[Rows from a dataset of charts and code]
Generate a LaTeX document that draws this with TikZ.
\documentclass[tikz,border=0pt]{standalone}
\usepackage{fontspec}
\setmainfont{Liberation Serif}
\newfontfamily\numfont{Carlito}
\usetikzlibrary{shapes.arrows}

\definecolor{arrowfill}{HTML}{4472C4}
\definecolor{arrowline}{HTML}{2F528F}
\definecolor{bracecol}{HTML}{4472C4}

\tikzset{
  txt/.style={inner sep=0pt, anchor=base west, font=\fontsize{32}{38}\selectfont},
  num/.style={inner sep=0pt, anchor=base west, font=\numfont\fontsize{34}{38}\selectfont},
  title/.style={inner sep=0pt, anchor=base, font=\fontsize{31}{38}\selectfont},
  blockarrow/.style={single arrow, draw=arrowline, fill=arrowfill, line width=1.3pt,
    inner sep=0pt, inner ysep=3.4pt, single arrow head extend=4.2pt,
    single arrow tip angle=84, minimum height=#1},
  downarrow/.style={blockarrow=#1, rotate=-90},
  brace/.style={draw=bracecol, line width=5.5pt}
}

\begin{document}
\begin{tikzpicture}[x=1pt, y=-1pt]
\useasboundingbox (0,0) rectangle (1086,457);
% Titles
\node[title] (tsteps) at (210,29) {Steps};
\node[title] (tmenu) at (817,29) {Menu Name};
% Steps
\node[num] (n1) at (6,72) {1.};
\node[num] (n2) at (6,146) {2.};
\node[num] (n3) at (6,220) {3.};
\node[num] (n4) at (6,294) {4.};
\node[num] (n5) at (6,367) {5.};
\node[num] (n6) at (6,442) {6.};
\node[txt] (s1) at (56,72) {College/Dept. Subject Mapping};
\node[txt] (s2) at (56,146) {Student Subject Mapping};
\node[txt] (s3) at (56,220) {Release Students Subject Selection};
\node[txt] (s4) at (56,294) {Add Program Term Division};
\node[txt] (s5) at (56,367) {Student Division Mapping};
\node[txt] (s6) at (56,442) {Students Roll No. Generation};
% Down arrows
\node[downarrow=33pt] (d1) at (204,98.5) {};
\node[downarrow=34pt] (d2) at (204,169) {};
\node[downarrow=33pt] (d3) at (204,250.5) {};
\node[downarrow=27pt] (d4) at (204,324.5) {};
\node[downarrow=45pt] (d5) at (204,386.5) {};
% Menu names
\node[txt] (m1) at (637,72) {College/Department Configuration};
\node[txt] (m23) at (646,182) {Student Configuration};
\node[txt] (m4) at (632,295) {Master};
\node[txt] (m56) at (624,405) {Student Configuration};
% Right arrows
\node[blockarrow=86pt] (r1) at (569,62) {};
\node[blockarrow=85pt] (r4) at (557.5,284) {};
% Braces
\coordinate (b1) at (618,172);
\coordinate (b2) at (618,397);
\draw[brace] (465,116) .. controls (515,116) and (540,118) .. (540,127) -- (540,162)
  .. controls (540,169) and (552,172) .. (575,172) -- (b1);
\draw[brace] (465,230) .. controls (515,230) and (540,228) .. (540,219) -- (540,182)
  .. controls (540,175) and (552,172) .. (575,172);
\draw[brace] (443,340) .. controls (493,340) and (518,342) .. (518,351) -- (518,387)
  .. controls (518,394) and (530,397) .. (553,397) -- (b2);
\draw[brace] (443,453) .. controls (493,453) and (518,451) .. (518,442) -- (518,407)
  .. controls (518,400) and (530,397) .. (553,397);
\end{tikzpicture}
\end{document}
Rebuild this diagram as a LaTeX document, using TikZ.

_WRITTEN REQUEST_. Repeat all of the records above exactly as they appear.

_TASK SOLUTION_.
Generate a LaTeX document that draws this with TikZ.
\documentclass[tikz,border=0pt]{standalone}
\usepackage{fontspec}
\setmainfont{Liberation Serif}
\newfontfamily\numfont{Carlito}
\usetikzlibrary{shapes.arrows}

\definecolor{arrowfill}{HTML}{4472C4}
\definecolor{arrowline}{HTML}{2F528F}
\definecolor{bracecol}{HTML}{4472C4}

\tikzset{
  txt/.style={inner sep=0pt, anchor=base west, font=\fontsize{32}{38}\selectfont},
  num/.style={inner sep=0pt, anchor=base west, font=\numfont\fontsize{34}{38}\selectfont},
  title/.style={inner sep=0pt, anchor=base, font=\fontsize{31}{38}\selectfont},
  blockarrow/.style={single arrow, draw=arrowline, fill=arrowfill, line width=1.3pt,
    inner sep=0pt, inner ysep=3.4pt, single arrow head extend=4.2pt,
    single arrow tip angle=84, minimum height=#1},
  downarrow/.style={blockarrow=#1, rotate=-90},
  brace/.style={draw=bracecol, line width=5.5pt}
}

\begin{document}
\begin{tikzpicture}[x=1pt, y=-1pt]
\useasboundingbox (0,0) rectangle (1086,457);
% Titles
\node[title] (tsteps) at (210,29) {Steps};
\node[title] (tmenu) at (817,29) {Menu Name};
% Steps
\node[num] (n1) at (6,72) {1.};
\node[num] (n2) at (6,146) {2.};
\node[num] (n3) at (6,220) {3.};
\node[num] (n4) at (6,294) {4.};
\node[num] (n5) at (6,367) {5.};
\node[num] (n6) at (6,442) {6.};
\node[txt] (s1) at (56,72) {College/Dept. Subject Mapping};
\node[txt] (s2) at (56,146) {Student Subject Mapping};
\node[txt] (s3) at (56,220) {Release Students Subject Selection};
\node[txt] (s4) at (56,294) {Add Program Term Division};
\node[txt] (s5) at (56,367) {Student Division Mapping};
\node[txt] (s6) at (56,442) {Students Roll No. Generation};
% Down arrows
\node[downarrow=33pt] (d1) at (204,98.5) {};
\node[downarrow=34pt] (d2) at (204,169) {};
\node[downarrow=33pt] (d3) at (204,250.5) {};
\node[downarrow=27pt] (d4) at (204,324.5) {};
\node[downarrow=45pt] (d5) at (204,386.5) {};
% Menu names
\node[txt] (m1) at (637,72) {College/Department Configuration};
\node[txt] (m23) at (646,182) {Student Configuration};
\node[txt] (m4) at (632,295) {Master};
\node[txt] (m56) at (624,405) {Student Configuration};
% Right arrows
\node[blockarrow=86pt] (r1) at (569,62) {};
\node[blockarrow=85pt] (r4) at (557.5,284) {};
% Braces
\coordinate (b1) at (618,172);
\coordinate (b2) at (618,397);
\draw[brace] (465,116) .. controls (515,116) and (540,118) .. (540,127) -- (540,162)
  .. controls (540,169) and (552,172) .. (575,172) -- (b1);
\draw[brace] (465,230) .. controls (515,230) and (540,228) .. (540,219) -- (540,182)
  .. controls (540,175) and (552,172) .. (575,172);
\draw[brace] (443,340) .. controls (493,340) and (518,342) .. (518,351) -- (518,387)
  .. controls (518,394) and (530,397) .. (553,397) -- (b2);
\draw[brace] (443,453) .. controls (493,453) and (518,451) .. (518,442) -- (518,407)
  .. controls (518,400) and (530,397) .. (553,397);
\end{tikzpicture}
\end{document}
Rebuild this diagram as a LaTeX document, using TikZ.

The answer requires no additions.